Short problem: All lines from the beginning of the listing through the line with "ReferenceLine, XAxis, YAxis" are to be copied word for word; the pictures are not.

Information provided:
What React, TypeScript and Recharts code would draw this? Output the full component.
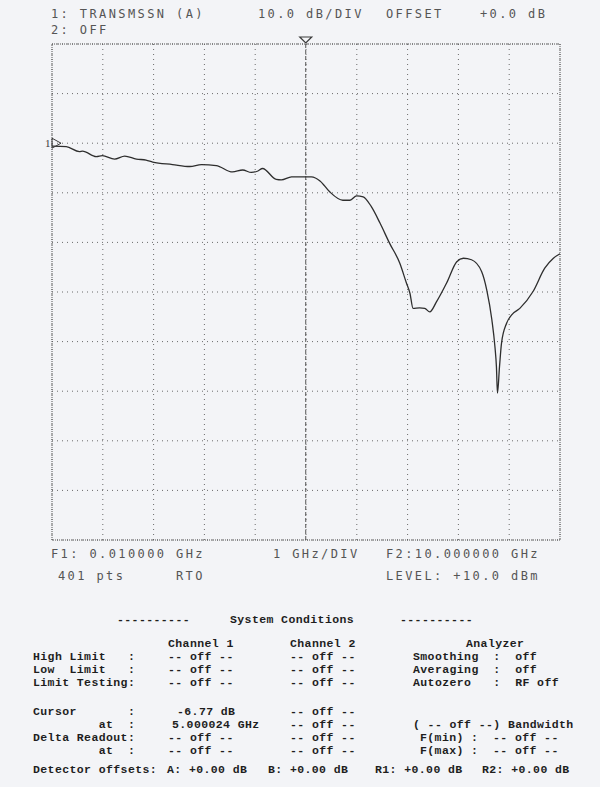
import { CartesianGrid, Line, LineChart, ReferenceArea, ReferenceDot, ReferenceLine, XAxis, YAxis } from 'recharts';

// trace 1: transmission (A)
const freqGHz = [
  0.01, 0.29, 0.55, 0.61, 0.88, 1.0, 1.24, 1.44, 1.67, 1.86, 1.99, 2.38, 2.72, 2.95, 3.24, 3.56, 3.76, 3.93, 4.06, 4.15,
  4.42, 4.52, 4.72, 5.0, 5.11, 5.28, 5.47, 5.73, 5.87, 6.0, 6.13, 6.29, 6.46, 6.65, 6.85, 6.98, 7.05, 7.11, 7.24, 7.34,
  7.44, 7.57, 7.77, 7.97, 8.1, 8.26, 8.46, 8.56, 8.66, 8.72, 8.75, 8.77, 8.81, 8.85, 8.95, 9.05, 9.21, 9.47, 9.7, 9.87, 10.0,
];
const transmissionDb = [
  -0.6, -0.7, -1.7, -1.6, -2.7, -2.5, -3.2, -2.6, -3.2, -3.4, -3.8, -4.3, -4.7, -4.3, -4.5, -5.8, -5.4, -5.9, -5.6, -5.1,
  -7.3, -7.4, -6.8, -6.77, -6.8, -7.6, -9.8, -11.5, -11.5, -10.6, -10.8, -12.8, -16.1, -20.2, -24.2, -28.2, -30.3, -33.3,
  -33.2, -33.3, -34.0, -32.0, -28.2, -23.9, -23.2, -23.5, -25.9, -29.6, -35.6, -41.0, -45.1, -50.4, -45.1, -40.3, -36.3,
  -34.6, -33.3, -29.9, -25.2, -23.2, -22.3,
];

// F1 .. F2, 1 GHz/DIV
const xTicks = [0.01, 1.009, 2.008, 3.007, 4.006, 5.005, 6.004, 7.003, 8.002, 9.001, 10];
// 10.0 dB/DIV, reference (marker "1") at 0 dB
const yTicks = [-80, -70, -60, -50, -40, -30, -20, -10, 0, 10, 20];
const cursorGHz = 5.000024;
const refDb = 0;

const headerRows: [number, number, string][] = [
  [14, 51, '1: TRANSMSSN (A)'],
  [14, 258, '10.0 dB/DIV'],
  [14, 386, 'OFFSET'],
  [14, 480, '+0.0 dB'],
  [30, 51, '2: OFF'],
  [554, 51, 'F1: 0.010000 GHz'],
  [554, 273, '1 GHz/DIV'],
  [554, 386, 'F2:10.000000 GHz'],
  [576, 58, '401 pts'],
  [576, 176, 'RTO'],
  [576, 386, 'LEVEL: +10.0 dBm'],
];

const conditionRows: [number, number, string][] = [
  [620, 117, '----------'],
  [620, 230, 'System Conditions'],
  [620, 400, '----------'],
  [644, 168, 'Channel 1'],
  [644, 290, 'Channel 2'],
  [644, 466, 'Analyzer'],
  [657, 33, 'High Limit   :'],
  [657, 168, '-- off --'],
  [657, 290, '-- off --'],
  [657, 413, 'Smoothing  :  off'],
  [670, 33, 'Low  Limit   :'],
  [670, 168, '-- off --'],
  [670, 290, '-- off --'],
  [670, 413, 'Averaging  :  off'],
  [683, 33, 'Limit Testing:'],
  [683, 168, '-- off --'],
  [683, 290, '-- off --'],
  [683, 413, 'Autozero   :  RF off'],
  [712, 33, 'Cursor       :'],
  [712, 177, '-6.77 dB'],
  [712, 290, '-- off --'],
  [725, 33, '         at  :'],
  [725, 172, '5.000024 GHz'],
  [725, 290, '-- off --'],
  [725, 413, '( -- off --) Bandwidth'],
  [738, 33, 'Delta Readout:'],
  [738, 168, '-- off --'],
  [738, 290, '-- off --'],
  [738, 420, 'F(min) :  -- off --'],
  [751, 33, '         at  :'],
  [751, 168, '-- off --'],
  [751, 290, '-- off --'],
  [751, 420, 'F(max) :  -- off --'],
  [770, 33, 'Detector offsets:'],
  [770, 167, 'A: +0.00 dB'],
  [770, 268, 'B: +0.00 dB'],
  [770, 375, 'R1: +0.00 dB'],
  [770, 482, 'R2: +0.00 dB'],
];

const data = freqGHz.map((f, i) => ({ f, db: transmissionDb[i] }));

const ink = '#3a3a3a';

// "1 ▷" reference-level marker on the left edge
const RefMarker = (props: any) => {
  const { cx, cy } = props;
  return (
    <g>
      <text x={cx - 7} y={cy + 4} fontSize={11} fontFamily="'Liberation Serif', serif" fill={ink}>
        1
      </text>
      <path d={`M${cx} ${cy - 5} L${cx + 9} ${cy} L${cx} ${cy + 5} Z`} fill="none" stroke={ink} strokeWidth={1} />
    </g>
  );
};

// "▽" cursor marker above the grid
const CursorMarker = (props: any) => {
  const { cx, cy } = props;
  return (
    <path
      d={`M${cx - 6} ${cy - 7} L${cx + 6} ${cy - 7} L${cx} ${cy - 1} Z`}
      fill="none"
      stroke={ink}
      strokeWidth={1.2}
    />
  );
};

export default function App() {
  return (
    <div
      style={{
        position: 'absolute',
        left: 0,
        top: 0,
        width: 600,
        height: 787,
        background: '#f3f4f7',
        overflow: 'hidden',
      }}
    >
      <LineChart width={600} height={560} data={data} margin={{ top: 44, right: 40, bottom: 20, left: 52 }}>
        <XAxis dataKey="f" type="number" domain={[0.01, 10]} ticks={xTicks} hide />
        <YAxis type="number" domain={[-80, 20]} ticks={yTicks} hide />
        <CartesianGrid stroke="#6a6a6a" strokeDasharray="1 4" strokeWidth={1} />
        <ReferenceArea x1={0.01} x2={10} y1={-80} y2={20} fill="none" stroke="#555" strokeDasharray="1 1" />
        <ReferenceLine x={cursorGHz} stroke="#555" strokeDasharray="4 2" />
        <ReferenceDot x={cursorGHz} y={20} r={0} shape={CursorMarker} />
        <ReferenceDot x={0.01} y={refDb} r={0} shape={RefMarker} />
        <Line
          type="monotone"
          dataKey="db"
          stroke="#2e2e2e"
          strokeWidth={1.3}
          dot={false}
          isAnimationActive={false}
        />
      </LineChart>

      {headerRows.map(([y, x, t], i) => (
        <div
          key={'h' + i}
          style={{
            position: 'absolute',
            left: x,
            top: y - 7,
            lineHeight: '14px',
            fontFamily: "'DejaVu Sans Mono', monospace",
            fontSize: 12,
            letterSpacing: 2.4,
            color: '#555',
            whiteSpace: 'pre',
          }}
        >
          {t}
        </div>
      ))}

      {conditionRows.map(([y, x, t], i) => (
        <div
          key={'c' + i}
          style={{
            position: 'absolute',
            left: x,
            top: y - 6,
            lineHeight: '12px',
            fontFamily: "'Liberation Mono', monospace",
            fontWeight: 'bold',
            fontSize: 11.5,
            letterSpacing: 0.4,
            color: '#1e1e1e',
            whiteSpace: 'pre',
          }}
        >
          {t}
        </div>
      ))}
    </div>
  );
}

Exercise output:
What React, TypeScript and Recharts code would draw this? Output the full component.
import { CartesianGrid, Line, LineChart, ReferenceArea, ReferenceDot, ReferenceLine, XAxis, YAxis } from 'recharts';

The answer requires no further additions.